-- Provided information --
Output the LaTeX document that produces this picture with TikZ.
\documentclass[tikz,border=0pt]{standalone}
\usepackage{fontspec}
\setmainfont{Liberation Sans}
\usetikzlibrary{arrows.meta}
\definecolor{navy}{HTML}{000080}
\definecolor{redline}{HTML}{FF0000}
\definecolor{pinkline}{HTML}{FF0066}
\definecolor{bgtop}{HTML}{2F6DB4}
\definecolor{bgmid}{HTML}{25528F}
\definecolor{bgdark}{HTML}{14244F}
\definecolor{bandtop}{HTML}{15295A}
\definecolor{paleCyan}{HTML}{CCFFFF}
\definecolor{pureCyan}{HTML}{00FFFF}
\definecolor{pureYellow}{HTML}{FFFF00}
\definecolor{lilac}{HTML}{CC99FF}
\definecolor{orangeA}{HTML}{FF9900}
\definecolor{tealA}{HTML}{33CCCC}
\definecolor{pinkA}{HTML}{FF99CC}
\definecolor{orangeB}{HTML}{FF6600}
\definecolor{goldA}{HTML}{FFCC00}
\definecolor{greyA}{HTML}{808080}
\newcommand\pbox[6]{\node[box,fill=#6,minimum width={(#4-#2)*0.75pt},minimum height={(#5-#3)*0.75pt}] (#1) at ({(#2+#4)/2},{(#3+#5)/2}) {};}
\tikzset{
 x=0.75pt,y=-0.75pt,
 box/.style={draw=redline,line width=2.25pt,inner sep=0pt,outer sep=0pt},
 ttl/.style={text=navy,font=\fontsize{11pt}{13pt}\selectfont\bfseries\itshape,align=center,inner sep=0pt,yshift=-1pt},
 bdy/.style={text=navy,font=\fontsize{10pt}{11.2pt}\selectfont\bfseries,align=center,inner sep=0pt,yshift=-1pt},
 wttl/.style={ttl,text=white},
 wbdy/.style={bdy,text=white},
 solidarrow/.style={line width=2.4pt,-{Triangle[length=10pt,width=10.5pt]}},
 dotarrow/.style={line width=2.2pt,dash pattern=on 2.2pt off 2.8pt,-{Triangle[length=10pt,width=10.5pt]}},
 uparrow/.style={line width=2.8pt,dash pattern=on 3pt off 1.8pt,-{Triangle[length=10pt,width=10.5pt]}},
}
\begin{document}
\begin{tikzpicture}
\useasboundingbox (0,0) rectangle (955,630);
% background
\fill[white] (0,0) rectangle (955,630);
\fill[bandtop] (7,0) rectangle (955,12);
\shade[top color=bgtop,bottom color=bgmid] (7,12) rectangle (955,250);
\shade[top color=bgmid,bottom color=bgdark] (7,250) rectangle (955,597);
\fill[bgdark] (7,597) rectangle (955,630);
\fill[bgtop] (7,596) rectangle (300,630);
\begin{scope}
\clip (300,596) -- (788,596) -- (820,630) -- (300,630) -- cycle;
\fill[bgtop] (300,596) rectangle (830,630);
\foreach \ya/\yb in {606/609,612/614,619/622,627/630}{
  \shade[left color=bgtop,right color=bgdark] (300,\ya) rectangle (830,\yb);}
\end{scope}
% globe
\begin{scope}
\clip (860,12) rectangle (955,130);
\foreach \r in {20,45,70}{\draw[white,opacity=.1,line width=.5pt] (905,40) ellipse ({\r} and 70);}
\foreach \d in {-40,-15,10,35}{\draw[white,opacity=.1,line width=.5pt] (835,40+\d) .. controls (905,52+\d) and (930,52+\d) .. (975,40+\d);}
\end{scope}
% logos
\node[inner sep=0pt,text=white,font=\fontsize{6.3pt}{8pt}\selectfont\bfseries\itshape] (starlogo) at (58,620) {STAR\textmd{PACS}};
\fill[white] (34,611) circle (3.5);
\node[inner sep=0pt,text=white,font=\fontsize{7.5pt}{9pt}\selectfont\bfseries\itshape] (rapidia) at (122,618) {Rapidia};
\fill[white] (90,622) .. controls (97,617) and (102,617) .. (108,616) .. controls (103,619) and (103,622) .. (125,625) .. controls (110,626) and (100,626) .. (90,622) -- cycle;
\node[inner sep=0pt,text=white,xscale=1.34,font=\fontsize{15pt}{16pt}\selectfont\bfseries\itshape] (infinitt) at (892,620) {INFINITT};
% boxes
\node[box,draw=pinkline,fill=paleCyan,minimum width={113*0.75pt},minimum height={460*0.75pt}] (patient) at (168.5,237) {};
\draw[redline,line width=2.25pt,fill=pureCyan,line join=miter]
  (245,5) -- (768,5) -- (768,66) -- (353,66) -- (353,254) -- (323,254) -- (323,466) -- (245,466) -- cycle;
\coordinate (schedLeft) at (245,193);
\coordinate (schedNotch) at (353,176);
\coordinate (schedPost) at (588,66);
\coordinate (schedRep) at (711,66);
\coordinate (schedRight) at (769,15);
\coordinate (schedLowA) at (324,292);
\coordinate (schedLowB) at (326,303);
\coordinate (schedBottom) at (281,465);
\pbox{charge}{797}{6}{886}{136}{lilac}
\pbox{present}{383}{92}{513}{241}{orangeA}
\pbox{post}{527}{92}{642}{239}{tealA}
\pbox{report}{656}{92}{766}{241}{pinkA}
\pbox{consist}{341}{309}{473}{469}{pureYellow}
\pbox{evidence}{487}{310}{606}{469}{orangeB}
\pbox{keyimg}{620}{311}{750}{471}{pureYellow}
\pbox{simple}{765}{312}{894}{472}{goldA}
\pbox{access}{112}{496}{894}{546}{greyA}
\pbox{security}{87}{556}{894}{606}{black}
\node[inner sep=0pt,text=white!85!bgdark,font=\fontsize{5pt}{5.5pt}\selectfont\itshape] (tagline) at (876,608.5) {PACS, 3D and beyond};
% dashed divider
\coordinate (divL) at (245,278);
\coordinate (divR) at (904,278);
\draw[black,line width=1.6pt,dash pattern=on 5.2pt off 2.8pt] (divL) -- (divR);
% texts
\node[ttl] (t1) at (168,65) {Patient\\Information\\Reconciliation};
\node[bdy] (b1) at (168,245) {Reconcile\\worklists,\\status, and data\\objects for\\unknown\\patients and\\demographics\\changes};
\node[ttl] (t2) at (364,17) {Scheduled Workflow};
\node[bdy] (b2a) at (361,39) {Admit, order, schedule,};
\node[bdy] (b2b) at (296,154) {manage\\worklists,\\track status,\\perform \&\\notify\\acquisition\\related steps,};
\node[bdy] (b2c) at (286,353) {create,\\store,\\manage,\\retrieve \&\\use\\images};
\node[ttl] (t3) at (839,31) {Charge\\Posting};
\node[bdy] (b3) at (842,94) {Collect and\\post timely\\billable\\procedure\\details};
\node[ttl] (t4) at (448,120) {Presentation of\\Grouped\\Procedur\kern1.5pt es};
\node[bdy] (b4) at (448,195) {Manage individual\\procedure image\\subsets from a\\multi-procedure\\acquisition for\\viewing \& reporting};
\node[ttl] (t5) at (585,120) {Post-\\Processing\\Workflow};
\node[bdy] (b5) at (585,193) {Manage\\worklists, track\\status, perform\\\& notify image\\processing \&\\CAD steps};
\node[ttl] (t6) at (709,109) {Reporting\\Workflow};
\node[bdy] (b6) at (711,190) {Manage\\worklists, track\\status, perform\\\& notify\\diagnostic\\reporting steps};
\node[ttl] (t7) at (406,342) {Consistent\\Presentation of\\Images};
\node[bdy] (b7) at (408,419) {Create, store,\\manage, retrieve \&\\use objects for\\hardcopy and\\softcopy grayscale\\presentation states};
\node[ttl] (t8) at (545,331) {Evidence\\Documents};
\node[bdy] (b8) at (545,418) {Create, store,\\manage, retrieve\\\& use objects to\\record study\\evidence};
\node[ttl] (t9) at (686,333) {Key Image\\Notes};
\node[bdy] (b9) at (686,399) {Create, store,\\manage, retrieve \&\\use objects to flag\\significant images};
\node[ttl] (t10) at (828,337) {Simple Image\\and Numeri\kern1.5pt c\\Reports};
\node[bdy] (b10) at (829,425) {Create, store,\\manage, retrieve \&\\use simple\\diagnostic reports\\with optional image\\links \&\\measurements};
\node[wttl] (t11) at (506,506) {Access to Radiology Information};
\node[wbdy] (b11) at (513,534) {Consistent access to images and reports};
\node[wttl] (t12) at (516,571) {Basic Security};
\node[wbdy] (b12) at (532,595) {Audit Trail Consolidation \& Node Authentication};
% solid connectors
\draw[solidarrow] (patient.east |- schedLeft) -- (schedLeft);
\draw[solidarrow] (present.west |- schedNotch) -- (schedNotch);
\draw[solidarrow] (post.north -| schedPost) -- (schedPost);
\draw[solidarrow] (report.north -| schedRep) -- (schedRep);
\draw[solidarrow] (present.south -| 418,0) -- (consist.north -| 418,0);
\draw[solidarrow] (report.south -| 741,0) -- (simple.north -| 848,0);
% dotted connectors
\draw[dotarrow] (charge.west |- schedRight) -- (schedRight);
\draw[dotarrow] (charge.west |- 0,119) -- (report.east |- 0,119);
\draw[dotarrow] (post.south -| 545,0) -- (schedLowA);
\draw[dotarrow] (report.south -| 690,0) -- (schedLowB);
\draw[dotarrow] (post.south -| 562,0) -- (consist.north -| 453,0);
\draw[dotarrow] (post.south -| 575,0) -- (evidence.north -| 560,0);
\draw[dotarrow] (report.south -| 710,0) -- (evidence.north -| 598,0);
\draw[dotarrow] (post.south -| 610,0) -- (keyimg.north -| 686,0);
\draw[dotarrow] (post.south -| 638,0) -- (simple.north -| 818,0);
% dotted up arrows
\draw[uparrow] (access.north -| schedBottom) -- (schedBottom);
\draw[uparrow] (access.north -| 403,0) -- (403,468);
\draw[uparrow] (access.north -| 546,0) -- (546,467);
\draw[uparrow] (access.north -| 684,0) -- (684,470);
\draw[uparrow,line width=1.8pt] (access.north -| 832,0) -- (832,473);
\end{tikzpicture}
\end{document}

==

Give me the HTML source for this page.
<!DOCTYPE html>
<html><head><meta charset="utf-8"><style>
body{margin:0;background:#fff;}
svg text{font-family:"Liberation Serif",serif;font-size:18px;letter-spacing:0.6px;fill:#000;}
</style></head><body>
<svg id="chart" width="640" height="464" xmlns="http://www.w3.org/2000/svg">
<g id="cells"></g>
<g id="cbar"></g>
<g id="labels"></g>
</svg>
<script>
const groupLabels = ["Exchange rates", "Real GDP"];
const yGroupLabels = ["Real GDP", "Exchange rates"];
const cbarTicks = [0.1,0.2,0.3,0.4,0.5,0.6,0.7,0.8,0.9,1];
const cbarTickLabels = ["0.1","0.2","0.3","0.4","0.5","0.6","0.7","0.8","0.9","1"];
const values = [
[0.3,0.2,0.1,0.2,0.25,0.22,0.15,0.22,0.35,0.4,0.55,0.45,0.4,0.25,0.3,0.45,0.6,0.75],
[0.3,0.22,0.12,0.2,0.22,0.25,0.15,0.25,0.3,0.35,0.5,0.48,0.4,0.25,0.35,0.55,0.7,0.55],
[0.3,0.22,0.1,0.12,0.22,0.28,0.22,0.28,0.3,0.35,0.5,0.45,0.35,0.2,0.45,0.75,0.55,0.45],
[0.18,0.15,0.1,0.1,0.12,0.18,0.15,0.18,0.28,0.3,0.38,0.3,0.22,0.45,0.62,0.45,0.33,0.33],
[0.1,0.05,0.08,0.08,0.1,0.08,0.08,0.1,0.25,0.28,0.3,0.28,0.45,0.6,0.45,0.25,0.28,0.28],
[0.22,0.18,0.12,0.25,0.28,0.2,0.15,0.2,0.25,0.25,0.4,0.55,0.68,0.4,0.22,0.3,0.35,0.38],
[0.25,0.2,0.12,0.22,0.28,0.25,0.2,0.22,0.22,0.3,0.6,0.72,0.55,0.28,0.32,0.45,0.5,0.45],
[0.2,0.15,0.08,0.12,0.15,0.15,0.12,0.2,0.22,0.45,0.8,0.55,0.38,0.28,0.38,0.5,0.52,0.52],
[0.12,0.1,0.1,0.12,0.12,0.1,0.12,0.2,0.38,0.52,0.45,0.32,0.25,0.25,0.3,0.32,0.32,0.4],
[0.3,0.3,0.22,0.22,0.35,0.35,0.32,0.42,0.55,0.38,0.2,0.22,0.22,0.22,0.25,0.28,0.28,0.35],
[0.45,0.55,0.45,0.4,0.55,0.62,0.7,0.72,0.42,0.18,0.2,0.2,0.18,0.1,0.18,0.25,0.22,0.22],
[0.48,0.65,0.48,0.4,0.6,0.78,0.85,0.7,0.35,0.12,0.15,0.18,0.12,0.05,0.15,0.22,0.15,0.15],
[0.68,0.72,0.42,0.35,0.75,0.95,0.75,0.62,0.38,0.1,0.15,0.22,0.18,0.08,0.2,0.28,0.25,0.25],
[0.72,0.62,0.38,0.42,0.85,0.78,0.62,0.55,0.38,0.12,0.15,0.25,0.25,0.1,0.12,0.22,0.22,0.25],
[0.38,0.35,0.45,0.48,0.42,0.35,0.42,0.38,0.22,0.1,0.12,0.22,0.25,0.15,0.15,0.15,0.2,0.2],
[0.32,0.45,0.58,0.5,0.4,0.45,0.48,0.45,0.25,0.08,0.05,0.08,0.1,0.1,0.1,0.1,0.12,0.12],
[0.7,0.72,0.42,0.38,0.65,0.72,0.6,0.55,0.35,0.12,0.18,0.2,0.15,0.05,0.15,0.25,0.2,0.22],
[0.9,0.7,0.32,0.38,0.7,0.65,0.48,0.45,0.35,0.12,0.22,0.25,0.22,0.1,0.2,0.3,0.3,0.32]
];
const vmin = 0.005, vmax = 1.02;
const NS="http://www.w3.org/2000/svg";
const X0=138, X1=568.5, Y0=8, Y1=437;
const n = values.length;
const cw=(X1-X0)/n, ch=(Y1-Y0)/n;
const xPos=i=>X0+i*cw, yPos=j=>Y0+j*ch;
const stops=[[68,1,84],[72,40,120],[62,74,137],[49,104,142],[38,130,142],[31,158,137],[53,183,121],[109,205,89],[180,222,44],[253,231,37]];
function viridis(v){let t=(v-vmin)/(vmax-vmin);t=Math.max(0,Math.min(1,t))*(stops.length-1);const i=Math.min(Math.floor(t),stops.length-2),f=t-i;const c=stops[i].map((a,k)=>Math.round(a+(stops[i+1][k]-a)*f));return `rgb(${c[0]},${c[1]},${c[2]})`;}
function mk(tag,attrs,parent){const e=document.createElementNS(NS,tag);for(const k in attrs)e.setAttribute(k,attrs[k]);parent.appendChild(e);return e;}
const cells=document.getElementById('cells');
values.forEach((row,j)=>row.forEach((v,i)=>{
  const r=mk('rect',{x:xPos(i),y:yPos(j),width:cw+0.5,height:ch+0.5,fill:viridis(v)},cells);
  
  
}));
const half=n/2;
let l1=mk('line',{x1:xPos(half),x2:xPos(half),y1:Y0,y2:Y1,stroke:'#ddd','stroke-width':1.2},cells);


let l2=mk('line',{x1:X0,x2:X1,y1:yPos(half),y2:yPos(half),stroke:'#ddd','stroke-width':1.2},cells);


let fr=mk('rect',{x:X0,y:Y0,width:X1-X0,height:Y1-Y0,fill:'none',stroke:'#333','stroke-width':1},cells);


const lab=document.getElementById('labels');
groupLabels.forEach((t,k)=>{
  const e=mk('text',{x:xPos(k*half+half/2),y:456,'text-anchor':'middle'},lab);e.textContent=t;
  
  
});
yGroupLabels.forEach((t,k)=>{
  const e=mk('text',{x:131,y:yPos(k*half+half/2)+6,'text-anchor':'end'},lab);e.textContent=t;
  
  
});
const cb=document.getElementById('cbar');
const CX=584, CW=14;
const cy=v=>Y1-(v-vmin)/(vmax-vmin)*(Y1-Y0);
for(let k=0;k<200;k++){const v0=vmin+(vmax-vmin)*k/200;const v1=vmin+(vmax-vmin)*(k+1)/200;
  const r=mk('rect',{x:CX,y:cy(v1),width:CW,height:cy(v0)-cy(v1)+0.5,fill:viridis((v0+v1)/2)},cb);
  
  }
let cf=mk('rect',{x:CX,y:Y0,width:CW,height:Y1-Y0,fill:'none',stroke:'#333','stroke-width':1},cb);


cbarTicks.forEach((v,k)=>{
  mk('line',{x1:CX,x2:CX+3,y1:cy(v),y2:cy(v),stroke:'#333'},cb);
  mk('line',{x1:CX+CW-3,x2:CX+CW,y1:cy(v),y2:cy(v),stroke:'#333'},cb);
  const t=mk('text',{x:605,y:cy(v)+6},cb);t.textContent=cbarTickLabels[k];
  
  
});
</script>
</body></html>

...

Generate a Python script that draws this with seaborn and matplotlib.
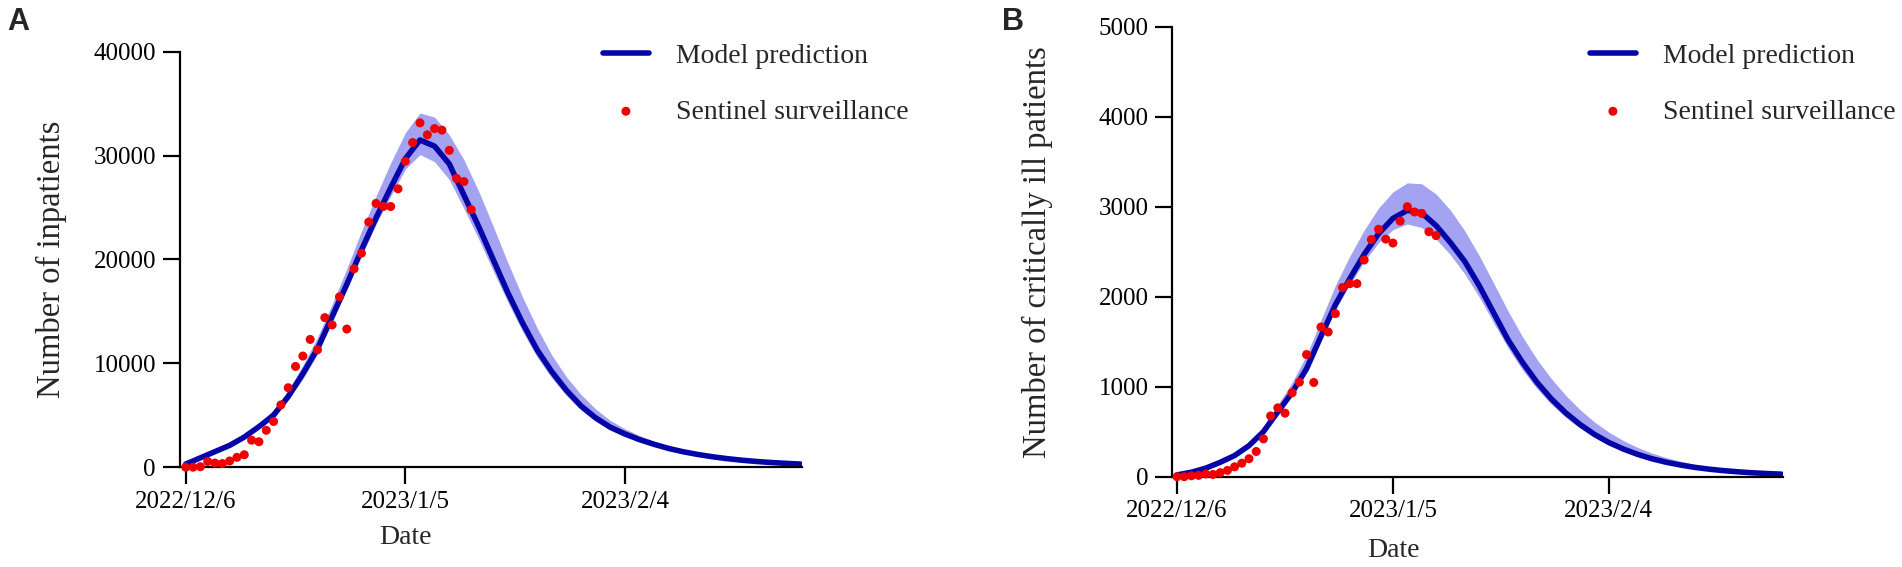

-- Directions for this task --
Search the entries for the word "script", then gather every line that has it.

-- Reply to the task --
<script>
</script>
Generate a Python script that draws this with seaborn and matplotlib.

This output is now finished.